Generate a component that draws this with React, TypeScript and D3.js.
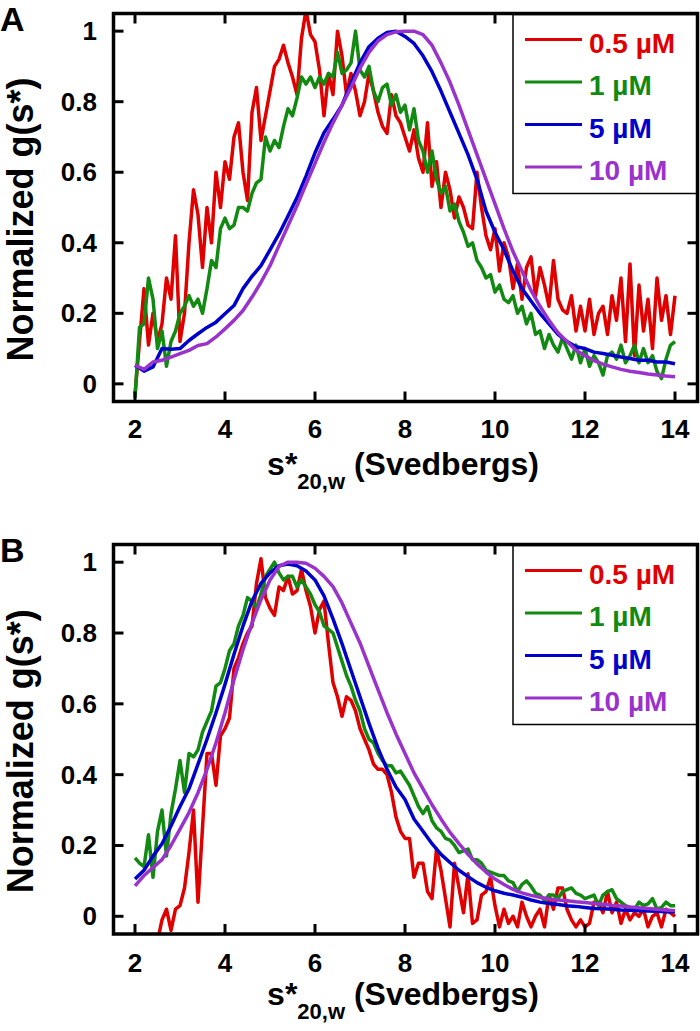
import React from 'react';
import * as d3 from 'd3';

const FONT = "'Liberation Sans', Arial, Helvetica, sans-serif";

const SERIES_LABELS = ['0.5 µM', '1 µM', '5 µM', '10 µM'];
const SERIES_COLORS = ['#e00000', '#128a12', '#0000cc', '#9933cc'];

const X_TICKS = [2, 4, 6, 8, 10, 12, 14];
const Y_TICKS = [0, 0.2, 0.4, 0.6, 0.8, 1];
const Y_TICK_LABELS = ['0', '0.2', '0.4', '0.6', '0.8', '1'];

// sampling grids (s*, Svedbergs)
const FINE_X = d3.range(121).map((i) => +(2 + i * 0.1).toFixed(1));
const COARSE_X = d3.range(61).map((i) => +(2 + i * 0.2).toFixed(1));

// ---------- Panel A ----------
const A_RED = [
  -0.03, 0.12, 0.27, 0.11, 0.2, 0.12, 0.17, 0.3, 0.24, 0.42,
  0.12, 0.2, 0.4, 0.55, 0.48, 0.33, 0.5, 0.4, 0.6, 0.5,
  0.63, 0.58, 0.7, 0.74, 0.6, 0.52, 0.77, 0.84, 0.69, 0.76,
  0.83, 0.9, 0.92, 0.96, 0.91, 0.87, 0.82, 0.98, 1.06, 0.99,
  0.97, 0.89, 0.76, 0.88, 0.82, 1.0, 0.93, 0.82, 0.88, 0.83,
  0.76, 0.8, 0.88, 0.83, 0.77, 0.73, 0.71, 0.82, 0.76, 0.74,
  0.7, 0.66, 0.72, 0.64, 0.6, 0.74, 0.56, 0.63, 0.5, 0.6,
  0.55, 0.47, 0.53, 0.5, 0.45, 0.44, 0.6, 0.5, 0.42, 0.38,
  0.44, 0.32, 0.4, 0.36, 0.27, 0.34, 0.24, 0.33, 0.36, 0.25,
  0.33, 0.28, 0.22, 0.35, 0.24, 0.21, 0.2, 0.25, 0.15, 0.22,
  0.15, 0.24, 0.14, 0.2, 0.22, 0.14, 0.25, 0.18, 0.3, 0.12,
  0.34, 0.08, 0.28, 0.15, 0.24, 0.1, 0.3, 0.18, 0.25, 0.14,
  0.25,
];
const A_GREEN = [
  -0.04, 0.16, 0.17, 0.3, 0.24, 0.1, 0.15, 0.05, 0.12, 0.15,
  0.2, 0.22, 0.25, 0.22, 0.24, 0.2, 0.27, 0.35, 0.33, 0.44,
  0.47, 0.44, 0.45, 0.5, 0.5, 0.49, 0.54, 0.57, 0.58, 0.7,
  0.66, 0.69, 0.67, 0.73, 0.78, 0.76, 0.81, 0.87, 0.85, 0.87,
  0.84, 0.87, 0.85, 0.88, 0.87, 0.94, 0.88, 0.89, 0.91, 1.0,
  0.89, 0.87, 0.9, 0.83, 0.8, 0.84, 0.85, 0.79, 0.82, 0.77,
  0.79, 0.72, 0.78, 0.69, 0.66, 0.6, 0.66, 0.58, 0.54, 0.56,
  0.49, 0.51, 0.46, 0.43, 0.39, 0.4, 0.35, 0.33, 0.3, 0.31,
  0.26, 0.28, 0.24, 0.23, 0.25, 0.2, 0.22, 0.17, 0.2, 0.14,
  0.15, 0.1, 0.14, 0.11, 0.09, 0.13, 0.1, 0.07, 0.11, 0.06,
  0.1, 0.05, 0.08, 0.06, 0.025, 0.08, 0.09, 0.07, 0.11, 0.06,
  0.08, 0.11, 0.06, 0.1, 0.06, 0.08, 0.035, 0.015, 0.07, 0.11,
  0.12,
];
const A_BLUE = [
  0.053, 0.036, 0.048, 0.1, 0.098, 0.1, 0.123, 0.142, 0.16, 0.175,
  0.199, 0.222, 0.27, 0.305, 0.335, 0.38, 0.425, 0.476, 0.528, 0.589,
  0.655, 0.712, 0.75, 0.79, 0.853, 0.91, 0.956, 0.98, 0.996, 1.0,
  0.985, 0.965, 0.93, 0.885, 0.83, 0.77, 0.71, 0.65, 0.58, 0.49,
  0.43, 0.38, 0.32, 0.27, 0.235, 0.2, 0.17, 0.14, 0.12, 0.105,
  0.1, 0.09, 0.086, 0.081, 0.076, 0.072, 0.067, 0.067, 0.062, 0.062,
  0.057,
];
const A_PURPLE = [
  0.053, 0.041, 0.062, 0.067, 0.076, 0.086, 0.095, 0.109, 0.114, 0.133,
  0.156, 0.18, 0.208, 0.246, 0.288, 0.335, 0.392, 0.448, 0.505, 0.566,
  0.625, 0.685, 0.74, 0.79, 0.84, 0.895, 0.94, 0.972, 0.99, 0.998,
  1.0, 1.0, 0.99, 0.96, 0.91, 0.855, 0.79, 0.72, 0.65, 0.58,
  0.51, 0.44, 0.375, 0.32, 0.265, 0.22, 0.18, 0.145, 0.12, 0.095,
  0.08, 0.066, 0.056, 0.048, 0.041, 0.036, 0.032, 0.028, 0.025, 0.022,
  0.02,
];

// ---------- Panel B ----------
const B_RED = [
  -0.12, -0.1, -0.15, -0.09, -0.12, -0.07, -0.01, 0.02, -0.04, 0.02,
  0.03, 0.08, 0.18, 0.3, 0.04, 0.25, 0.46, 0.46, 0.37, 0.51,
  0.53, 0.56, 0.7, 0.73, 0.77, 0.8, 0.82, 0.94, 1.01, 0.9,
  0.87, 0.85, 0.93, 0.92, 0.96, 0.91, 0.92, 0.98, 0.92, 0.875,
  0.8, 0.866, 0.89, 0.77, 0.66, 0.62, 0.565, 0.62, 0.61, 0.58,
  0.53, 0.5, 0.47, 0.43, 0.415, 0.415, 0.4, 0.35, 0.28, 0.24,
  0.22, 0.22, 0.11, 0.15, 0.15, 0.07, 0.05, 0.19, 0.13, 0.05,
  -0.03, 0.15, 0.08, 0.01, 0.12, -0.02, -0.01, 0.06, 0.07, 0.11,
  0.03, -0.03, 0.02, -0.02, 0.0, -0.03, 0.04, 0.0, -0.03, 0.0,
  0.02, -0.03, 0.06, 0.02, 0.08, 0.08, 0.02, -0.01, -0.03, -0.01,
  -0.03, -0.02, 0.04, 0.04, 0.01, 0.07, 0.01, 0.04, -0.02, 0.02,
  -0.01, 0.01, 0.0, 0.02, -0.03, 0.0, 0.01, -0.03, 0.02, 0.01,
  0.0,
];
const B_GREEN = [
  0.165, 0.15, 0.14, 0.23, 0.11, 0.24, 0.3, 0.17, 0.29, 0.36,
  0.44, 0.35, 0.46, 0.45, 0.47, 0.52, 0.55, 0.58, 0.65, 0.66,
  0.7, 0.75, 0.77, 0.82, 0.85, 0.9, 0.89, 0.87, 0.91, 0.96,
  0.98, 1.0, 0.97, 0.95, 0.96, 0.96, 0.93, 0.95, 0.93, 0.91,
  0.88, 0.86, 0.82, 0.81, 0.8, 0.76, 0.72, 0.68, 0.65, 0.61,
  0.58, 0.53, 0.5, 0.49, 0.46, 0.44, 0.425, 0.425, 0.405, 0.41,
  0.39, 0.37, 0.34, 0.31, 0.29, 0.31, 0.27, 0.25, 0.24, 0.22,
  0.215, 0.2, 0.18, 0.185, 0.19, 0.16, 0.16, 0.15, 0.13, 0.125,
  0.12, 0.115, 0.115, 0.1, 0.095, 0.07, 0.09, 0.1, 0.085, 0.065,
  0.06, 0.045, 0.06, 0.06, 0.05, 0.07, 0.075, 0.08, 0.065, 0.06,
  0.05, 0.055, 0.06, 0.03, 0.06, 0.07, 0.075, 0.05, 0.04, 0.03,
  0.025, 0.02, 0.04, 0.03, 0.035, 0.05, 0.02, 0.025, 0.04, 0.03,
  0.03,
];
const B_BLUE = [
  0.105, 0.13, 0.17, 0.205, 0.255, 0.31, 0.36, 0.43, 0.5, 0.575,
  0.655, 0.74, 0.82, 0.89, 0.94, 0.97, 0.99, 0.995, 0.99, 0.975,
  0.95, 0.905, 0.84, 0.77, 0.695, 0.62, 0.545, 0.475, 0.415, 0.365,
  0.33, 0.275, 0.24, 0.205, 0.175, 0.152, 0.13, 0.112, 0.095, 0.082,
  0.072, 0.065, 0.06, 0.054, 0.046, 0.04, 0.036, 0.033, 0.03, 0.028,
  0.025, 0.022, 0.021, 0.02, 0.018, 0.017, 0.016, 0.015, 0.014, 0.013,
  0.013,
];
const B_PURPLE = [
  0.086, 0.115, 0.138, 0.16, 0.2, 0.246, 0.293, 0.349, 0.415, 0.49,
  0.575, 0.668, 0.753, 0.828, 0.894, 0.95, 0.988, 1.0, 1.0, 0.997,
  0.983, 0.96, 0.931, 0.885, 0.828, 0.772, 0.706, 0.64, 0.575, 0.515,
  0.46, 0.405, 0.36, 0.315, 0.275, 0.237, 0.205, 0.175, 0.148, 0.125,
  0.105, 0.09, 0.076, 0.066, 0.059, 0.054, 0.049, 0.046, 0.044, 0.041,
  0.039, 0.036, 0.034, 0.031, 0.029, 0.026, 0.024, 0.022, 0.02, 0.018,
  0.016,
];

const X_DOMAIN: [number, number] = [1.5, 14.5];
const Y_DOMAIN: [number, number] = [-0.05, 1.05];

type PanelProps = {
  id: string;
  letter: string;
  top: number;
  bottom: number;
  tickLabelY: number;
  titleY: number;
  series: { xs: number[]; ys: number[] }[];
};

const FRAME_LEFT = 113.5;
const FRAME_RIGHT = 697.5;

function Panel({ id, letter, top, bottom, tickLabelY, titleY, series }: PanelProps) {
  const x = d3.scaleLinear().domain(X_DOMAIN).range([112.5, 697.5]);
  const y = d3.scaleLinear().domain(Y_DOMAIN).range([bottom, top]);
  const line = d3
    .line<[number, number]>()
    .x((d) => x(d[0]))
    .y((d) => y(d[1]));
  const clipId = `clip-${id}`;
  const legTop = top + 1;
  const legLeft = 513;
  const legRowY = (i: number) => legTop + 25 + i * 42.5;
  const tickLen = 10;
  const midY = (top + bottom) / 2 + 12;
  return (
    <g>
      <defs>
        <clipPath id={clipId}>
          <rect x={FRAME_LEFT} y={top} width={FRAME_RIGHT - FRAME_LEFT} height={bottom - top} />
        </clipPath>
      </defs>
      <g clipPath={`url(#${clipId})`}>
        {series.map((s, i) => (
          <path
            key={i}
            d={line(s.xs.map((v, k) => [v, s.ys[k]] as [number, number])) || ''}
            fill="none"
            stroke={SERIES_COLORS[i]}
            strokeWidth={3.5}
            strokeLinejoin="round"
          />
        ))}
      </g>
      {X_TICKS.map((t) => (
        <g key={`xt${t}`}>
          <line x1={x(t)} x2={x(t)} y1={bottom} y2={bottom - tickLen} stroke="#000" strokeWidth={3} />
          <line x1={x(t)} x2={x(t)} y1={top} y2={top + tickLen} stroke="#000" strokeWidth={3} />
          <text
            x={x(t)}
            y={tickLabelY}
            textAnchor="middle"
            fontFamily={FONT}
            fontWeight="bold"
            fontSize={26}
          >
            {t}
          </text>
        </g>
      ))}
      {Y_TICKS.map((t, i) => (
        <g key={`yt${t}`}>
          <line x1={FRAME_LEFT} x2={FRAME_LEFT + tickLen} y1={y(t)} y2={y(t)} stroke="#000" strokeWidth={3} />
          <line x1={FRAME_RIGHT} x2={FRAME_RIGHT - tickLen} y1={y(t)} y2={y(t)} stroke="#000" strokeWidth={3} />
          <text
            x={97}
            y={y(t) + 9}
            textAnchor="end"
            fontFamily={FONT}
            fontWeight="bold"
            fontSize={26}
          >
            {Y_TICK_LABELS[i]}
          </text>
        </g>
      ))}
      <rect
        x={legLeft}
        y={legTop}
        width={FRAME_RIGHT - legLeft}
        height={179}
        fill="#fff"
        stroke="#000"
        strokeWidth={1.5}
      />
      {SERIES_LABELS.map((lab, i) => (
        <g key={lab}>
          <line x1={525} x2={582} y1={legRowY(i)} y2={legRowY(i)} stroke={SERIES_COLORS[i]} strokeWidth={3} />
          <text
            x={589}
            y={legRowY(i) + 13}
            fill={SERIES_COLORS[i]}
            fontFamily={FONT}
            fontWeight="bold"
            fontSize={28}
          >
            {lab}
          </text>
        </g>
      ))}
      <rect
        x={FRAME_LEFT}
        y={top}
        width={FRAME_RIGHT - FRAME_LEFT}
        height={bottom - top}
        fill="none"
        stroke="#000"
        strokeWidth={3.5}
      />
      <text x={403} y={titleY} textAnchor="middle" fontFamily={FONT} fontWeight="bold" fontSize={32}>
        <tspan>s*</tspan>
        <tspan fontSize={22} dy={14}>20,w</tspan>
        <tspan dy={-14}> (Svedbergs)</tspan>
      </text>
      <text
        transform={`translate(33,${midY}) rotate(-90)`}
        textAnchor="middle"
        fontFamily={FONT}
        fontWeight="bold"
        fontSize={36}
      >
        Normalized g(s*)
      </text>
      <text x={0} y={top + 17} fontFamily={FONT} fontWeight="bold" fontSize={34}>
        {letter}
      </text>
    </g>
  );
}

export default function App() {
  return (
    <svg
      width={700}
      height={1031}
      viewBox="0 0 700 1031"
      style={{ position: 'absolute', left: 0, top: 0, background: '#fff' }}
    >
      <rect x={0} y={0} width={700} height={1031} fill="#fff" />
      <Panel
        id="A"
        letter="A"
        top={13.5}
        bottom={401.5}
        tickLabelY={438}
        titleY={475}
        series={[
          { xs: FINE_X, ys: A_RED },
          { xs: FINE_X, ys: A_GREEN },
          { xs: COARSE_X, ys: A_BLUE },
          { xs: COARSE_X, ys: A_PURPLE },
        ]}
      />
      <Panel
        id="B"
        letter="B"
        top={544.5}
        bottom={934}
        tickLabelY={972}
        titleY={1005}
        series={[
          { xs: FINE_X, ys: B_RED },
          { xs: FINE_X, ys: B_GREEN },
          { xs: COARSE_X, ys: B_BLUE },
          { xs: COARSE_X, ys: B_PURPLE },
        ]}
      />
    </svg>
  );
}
◆ ◆ ◆ ◆ ◆
What you have to do:
From the first line above through the line containing "const Y_TICK_LABELS = ['0', '0.2', '0.4', '0.6', '0.8', '1'];", copy everything exactly, without the pictures.

Output for this exercise:
Generate a component that draws this with React, TypeScript and D3.js.
import React from 'react';
import * as d3 from 'd3';

const FONT = "'Liberation Sans', Arial, Helvetica, sans-serif";

const SERIES_LABELS = ['0.5 µM', '1 µM', '5 µM', '10 µM'];
const SERIES_COLORS = ['#e00000', '#128a12', '#0000cc', '#9933cc'];

const X_TICKS = [2, 4, 6, 8, 10, 12, 14];
const Y_TICKS = [0, 0.2, 0.4, 0.6, 0.8, 1];
const Y_TICK_LABELS = ['0', '0.2', '0.4', '0.6', '0.8', '1'];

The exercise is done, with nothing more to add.